** Begin Data shown **
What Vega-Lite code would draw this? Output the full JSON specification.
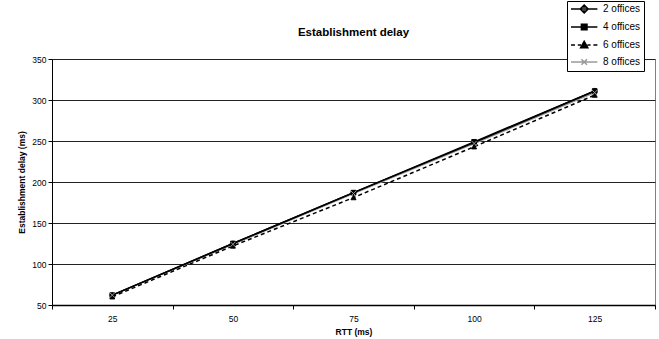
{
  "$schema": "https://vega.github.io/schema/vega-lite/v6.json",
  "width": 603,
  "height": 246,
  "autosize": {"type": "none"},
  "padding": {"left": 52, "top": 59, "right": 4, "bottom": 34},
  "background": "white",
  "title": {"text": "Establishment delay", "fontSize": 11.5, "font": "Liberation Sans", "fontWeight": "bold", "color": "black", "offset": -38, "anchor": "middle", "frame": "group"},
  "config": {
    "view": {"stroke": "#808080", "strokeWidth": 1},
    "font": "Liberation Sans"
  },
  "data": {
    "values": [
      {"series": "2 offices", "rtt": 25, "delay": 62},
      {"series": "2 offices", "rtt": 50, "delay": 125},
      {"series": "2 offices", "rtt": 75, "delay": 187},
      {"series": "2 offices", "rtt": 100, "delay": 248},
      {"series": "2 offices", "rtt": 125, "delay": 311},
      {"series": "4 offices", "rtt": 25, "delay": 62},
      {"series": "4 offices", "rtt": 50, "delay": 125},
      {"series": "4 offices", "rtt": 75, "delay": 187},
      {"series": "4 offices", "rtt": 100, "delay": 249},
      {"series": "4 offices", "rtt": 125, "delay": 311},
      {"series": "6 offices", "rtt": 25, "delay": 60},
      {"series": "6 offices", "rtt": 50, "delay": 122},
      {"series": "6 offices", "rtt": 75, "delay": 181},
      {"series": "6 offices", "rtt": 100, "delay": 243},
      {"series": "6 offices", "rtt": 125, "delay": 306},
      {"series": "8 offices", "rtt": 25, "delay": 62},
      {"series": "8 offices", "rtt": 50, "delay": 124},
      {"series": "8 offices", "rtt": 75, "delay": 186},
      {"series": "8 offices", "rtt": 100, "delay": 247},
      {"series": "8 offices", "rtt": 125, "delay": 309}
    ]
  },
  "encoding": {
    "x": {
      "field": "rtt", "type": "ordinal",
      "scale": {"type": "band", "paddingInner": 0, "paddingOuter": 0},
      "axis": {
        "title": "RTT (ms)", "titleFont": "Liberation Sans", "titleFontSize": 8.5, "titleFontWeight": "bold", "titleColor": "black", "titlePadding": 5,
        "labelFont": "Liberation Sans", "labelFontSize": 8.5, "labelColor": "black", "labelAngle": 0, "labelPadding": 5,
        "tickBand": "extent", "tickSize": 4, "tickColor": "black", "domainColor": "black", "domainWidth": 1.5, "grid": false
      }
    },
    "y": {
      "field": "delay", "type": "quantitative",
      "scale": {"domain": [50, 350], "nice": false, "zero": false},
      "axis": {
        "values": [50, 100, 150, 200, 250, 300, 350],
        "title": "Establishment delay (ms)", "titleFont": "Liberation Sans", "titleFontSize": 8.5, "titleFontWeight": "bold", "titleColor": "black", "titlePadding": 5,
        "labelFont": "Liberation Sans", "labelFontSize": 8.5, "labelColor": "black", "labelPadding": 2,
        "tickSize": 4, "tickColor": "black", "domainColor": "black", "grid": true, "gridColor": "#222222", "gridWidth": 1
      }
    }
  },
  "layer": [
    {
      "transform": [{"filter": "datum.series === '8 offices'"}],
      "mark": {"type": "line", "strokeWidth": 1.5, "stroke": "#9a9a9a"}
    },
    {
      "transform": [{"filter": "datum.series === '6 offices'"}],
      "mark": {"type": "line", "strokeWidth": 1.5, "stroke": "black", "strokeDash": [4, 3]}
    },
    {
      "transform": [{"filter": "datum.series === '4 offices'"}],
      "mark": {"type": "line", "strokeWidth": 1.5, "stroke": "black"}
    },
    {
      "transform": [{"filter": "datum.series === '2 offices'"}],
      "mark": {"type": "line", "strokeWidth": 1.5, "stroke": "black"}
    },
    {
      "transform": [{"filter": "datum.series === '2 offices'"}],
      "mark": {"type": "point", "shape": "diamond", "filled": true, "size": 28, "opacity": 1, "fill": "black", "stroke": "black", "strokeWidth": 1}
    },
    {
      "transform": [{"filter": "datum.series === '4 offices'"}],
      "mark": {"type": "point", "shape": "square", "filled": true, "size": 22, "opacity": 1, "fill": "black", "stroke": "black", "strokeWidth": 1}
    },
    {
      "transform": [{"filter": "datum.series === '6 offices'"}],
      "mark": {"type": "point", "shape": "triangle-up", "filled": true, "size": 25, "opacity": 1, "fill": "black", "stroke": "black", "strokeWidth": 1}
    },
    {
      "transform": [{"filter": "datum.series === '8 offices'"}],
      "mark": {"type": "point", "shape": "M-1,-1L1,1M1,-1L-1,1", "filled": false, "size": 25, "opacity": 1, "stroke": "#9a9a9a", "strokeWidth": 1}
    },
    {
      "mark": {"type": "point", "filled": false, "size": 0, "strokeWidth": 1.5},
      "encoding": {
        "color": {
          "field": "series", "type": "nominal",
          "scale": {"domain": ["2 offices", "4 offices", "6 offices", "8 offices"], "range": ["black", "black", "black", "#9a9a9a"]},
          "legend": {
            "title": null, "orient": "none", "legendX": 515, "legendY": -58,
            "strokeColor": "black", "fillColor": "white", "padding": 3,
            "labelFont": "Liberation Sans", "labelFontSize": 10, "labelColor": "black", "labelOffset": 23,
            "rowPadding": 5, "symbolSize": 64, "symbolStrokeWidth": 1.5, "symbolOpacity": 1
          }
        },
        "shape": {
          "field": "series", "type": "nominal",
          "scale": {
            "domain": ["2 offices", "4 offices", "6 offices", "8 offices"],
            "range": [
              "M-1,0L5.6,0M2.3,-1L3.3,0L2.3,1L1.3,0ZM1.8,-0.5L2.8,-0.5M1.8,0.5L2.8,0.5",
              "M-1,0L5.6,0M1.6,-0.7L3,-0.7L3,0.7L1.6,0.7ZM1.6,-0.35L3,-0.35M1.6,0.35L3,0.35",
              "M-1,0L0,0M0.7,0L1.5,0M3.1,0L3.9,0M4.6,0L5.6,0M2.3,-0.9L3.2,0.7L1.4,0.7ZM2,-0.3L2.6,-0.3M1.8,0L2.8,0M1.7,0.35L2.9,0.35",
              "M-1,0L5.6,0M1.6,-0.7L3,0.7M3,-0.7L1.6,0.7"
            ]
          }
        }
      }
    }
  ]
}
** End Data shown **
Each line of the material must be retyped exactly, except that images are omitted.

**Full solution**
What Vega-Lite code would draw this? Output the full JSON specification.
{
  "$schema": "https://vega.github.io/schema/vega-lite/v6.json",
  "width": 603,
  "height": 246,
  "autosize": {"type": "none"},
  "padding": {"left": 52, "top": 59, "right": 4, "bottom": 34},
  "background": "white",
  "title": {"text": "Establishment delay", "fontSize": 11.5, "font": "Liberation Sans", "fontWeight": "bold", "color": "black", "offset": -38, "anchor": "middle", "frame": "group"},
  "config": {
    "view": {"stroke": "#808080", "strokeWidth": 1},
    "font": "Liberation Sans"
  },
  "data": {
    "values": [
      {"series": "2 offices", "rtt": 25, "delay": 62},
      {"series": "2 offices", "rtt": 50, "delay": 125},
      {"series": "2 offices", "rtt": 75, "delay": 187},
      {"series": "2 offices", "rtt": 100, "delay": 248},
      {"series": "2 offices", "rtt": 125, "delay": 311},
      {"series": "4 offices", "rtt": 25, "delay": 62},
      {"series": "4 offices", "rtt": 50, "delay": 125},
      {"series": "4 offices", "rtt": 75, "delay": 187},
      {"series": "4 offices", "rtt": 100, "delay": 249},
      {"series": "4 offices", "rtt": 125, "delay": 311},
      {"series": "6 offices", "rtt": 25, "delay": 60},
      {"series": "6 offices", "rtt": 50, "delay": 122},
      {"series": "6 offices", "rtt": 75, "delay": 181},
      {"series": "6 offices", "rtt": 100, "delay": 243},
      {"series": "6 offices", "rtt": 125, "delay": 306},
      {"series": "8 offices", "rtt": 25, "delay": 62},
      {"series": "8 offices", "rtt": 50, "delay": 124},
      {"series": "8 offices", "rtt": 75, "delay": 186},
      {"series": "8 offices", "rtt": 100, "delay": 247},
      {"series": "8 offices", "rtt": 125, "delay": 309}
    ]
  },
  "encoding": {
    "x": {
      "field": "rtt", "type": "ordinal",
      "scale": {"type": "band", "paddingInner": 0, "paddingOuter": 0},
      "axis": {
        "title": "RTT (ms)", "titleFont": "Liberation Sans", "titleFontSize": 8.5, "titleFontWeight": "bold", "titleColor": "black", "titlePadding": 5,
        "labelFont": "Liberation Sans", "labelFontSize": 8.5, "labelColor": "black", "labelAngle": 0, "labelPadding": 5,
        "tickBand": "extent", "tickSize": 4, "tickColor": "black", "domainColor": "black", "domainWidth": 1.5, "grid": false
      }
    },
    "y": {
      "field": "delay", "type": "quantitative",
      "scale": {"domain": [50, 350], "nice": false, "zero": false},
      "axis": {
        "values": [50, 100, 150, 200, 250, 300, 350],
        "title": "Establishment delay (ms)", "titleFont": "Liberation Sans", "titleFontSize": 8.5, "titleFontWeight": "bold", "titleColor": "black", "titlePadding": 5,
        "labelFont": "Liberation Sans", "labelFontSize": 8.5, "labelColor": "black", "labelPadding": 2,
        "tickSize": 4, "tickColor": "black", "domainColor": "black", "grid": true, "gridColor": "#222222", "gridWidth": 1
      }
    }
  },
  "layer": [
    {
      "transform": [{"filter": "datum.series === '8 offices'"}],
      "mark": {"type": "line", "strokeWidth": 1.5, "stroke": "#9a9a9a"}
    },
    {
      "transform": [{"filter": "datum.series === '6 offices'"}],
      "mark": {"type": "line", "strokeWidth": 1.5, "stroke": "black", "strokeDash": [4, 3]}
    },
    {
      "transform": [{"filter": "datum.series === '4 offices'"}],
      "mark": {"type": "line", "strokeWidth": 1.5, "stroke": "black"}
    },
    {
      "transform": [{"filter": "datum.series === '2 offices'"}],
      "mark": {"type": "line", "strokeWidth": 1.5, "stroke": "black"}
    },
    {
      "transform": [{"filter": "datum.series === '2 offices'"}],
      "mark": {"type": "point", "shape": "diamond", "filled": true, "size": 28, "opacity": 1, "fill": "black", "stroke": "black", "strokeWidth": 1}
    },
    {
      "transform": [{"filter": "datum.series === '4 offices'"}],
      "mark": {"type": "point", "shape": "square", "filled": true, "size": 22, "opacity": 1, "fill": "black", "stroke": "black", "strokeWidth": 1}
    },
    {
      "transform": [{"filter": "datum.series === '6 offices'"}],
      "mark": {"type": "point", "shape": "triangle-up", "filled": true, "size": 25, "opacity": 1, "fill": "black", "stroke": "black", "strokeWidth": 1}
    },
    {
      "transform": [{"filter": "datum.series === '8 offices'"}],
      "mark": {"type": "point", "shape": "M-1,-1L1,1M1,-1L-1,1", "filled": false, "size": 25, "opacity": 1, "stroke": "#9a9a9a", "strokeWidth": 1}
    },
    {
      "mark": {"type": "point", "filled": false, "size": 0, "strokeWidth": 1.5},
      "encoding": {
        "color": {
          "field": "series", "type": "nominal",
          "scale": {"domain": ["2 offices", "4 offices", "6 offices", "8 offices"], "range": ["black", "black", "black", "#9a9a9a"]},
          "legend": {
            "title": null, "orient": "none", "legendX": 515, "legendY": -58,
            "strokeColor": "black", "fillColor": "white", "padding": 3,
            "labelFont": "Liberation Sans", "labelFontSize": 10, "labelColor": "black", "labelOffset": 23,
            "rowPadding": 5, "symbolSize": 64, "symbolStrokeWidth": 1.5, "symbolOpacity": 1
          }
        },
        "shape": {
          "field": "series", "type": "nominal",
          "scale": {
            "domain": ["2 offices", "4 offices", "6 offices", "8 offices"],
            "range": [
              "M-1,0L5.6,0M2.3,-1L3.3,0L2.3,1L1.3,0ZM1.8,-0.5L2.8,-0.5M1.8,0.5L2.8,0.5",
              "M-1,0L5.6,0M1.6,-0.7L3,-0.7L3,0.7L1.6,0.7ZM1.6,-0.35L3,-0.35M1.6,0.35L3,0.35",
              "M-1,0L0,0M0.7,0L1.5,0M3.1,0L3.9,0M4.6,0L5.6,0M2.3,-0.9L3.2,0.7L1.4,0.7ZM2,-0.3L2.6,-0.3M1.8,0L2.8,0M1.7,0.35L2.9,0.35",
              "M-1,0L5.6,0M1.6,-0.7L3,0.7M3,-0.7L1.6,0.7"
            ]
          }
        }
      }
    }
  ]
}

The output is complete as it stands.